WRITTEN TASK: Write out each line that follows exactly as it stands, without the pictures.

=== PROVIDED DATA ===

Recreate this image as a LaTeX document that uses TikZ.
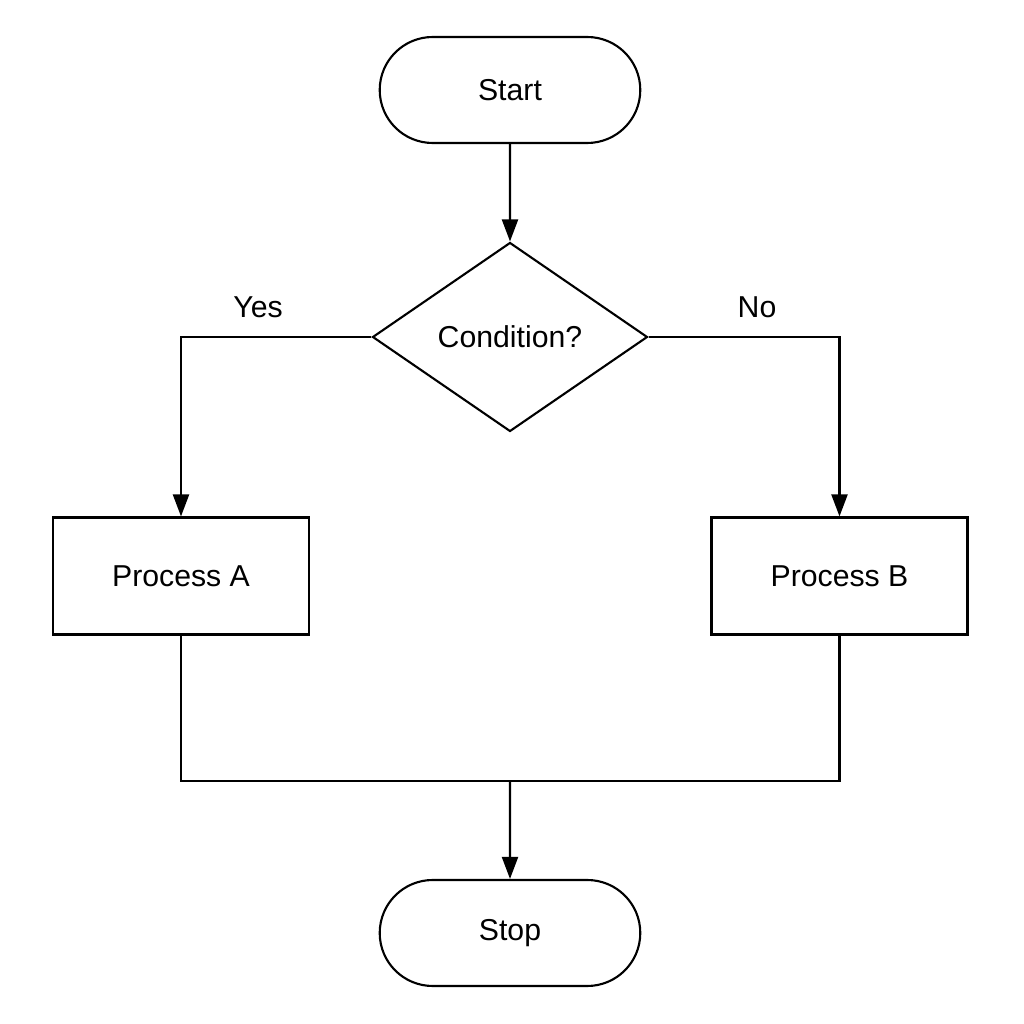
\documentclass[tikz,border=0pt]{standalone}
\usepackage{fontspec}
\setmainfont{Liberation Sans}
\usetikzlibrary{shapes.geometric,shapes.misc,arrows.meta}
\tikzset{
    term/.style={draw,rounded rectangle,minimum width=2.84cm,minimum height=1.06cm},
    proc/.style={draw,rectangle,minimum width=2.56cm,minimum height=1.17cm},
    cond/.style={draw,diamond,minimum width=2.75cm,minimum height=1.89cm,inner sep=0pt},
    flow/.style={-{Triangle[length=2.2mm,width=1.6mm]}}
}
\begin{document}
\begin{tikzpicture}[line width=0.6pt,font=\fontsize{8.6}{10.5}\selectfont]
                \useasboundingbox (0,0) rectangle (10.24,10.24);
                \node[term] (start) at (5.10,9.34) {Start};
                \node[cond] (cnd) at (5.10,6.87) {Condition?};
                \node[proc] (pa) at (1.81,4.48) {Process A};
                \node[proc] (pb) at (8.395,4.48) {Process B};
                \node[term] (stop) at (5.10,0.91) {Stop};
                \coordinate (mrg) at (5.10,2.43);

                \node (yes) at (2.58,7.17) {Yes};
                \node (no) at (7.57,7.17) {No};

                \draw[flow] (start) -- (cnd);
                \draw[flow] (cnd.west) -| (pa.north);
                \draw[flow] (cnd.east) -| (pb.north);
                \draw (pa.south) |- (mrg) -| (pb.south);
                \draw[flow] (mrg) -- (stop);
            \end{tikzpicture}
\end{document}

===

TASK ANSWER:
Recreate this image as a LaTeX document that uses TikZ.
\documentclass[tikz,border=0pt]{standalone}
\usepackage{fontspec}
\setmainfont{Liberation Sans}
\usetikzlibrary{shapes.geometric,shapes.misc,arrows.meta}
\tikzset{
    term/.style={draw,rounded rectangle,minimum width=2.84cm,minimum height=1.06cm},
    proc/.style={draw,rectangle,minimum width=2.56cm,minimum height=1.17cm},
    cond/.style={draw,diamond,minimum width=2.75cm,minimum height=1.89cm,inner sep=0pt},
    flow/.style={-{Triangle[length=2.2mm,width=1.6mm]}}
}
\begin{document}
\begin{tikzpicture}[line width=0.6pt,font=\fontsize{8.6}{10.5}\selectfont]
                \useasboundingbox (0,0) rectangle (10.24,10.24);
                \node[term] (start) at (5.10,9.34) {Start};
                \node[cond] (cnd) at (5.10,6.87) {Condition?};
                \node[proc] (pa) at (1.81,4.48) {Process A};
                \node[proc] (pb) at (8.395,4.48) {Process B};
                \node[term] (stop) at (5.10,0.91) {Stop};
                \coordinate (mrg) at (5.10,2.43);

                \node (yes) at (2.58,7.17) {Yes};
                \node (no) at (7.57,7.17) {No};

                \draw[flow] (start) -- (cnd);
                \draw[flow] (cnd.west) -| (pa.north);
                \draw[flow] (cnd.east) -| (pb.north);
                \draw (pa.south) |- (mrg) -| (pb.south);
                \draw[flow] (mrg) -- (stop);
            \end{tikzpicture}
\end{document}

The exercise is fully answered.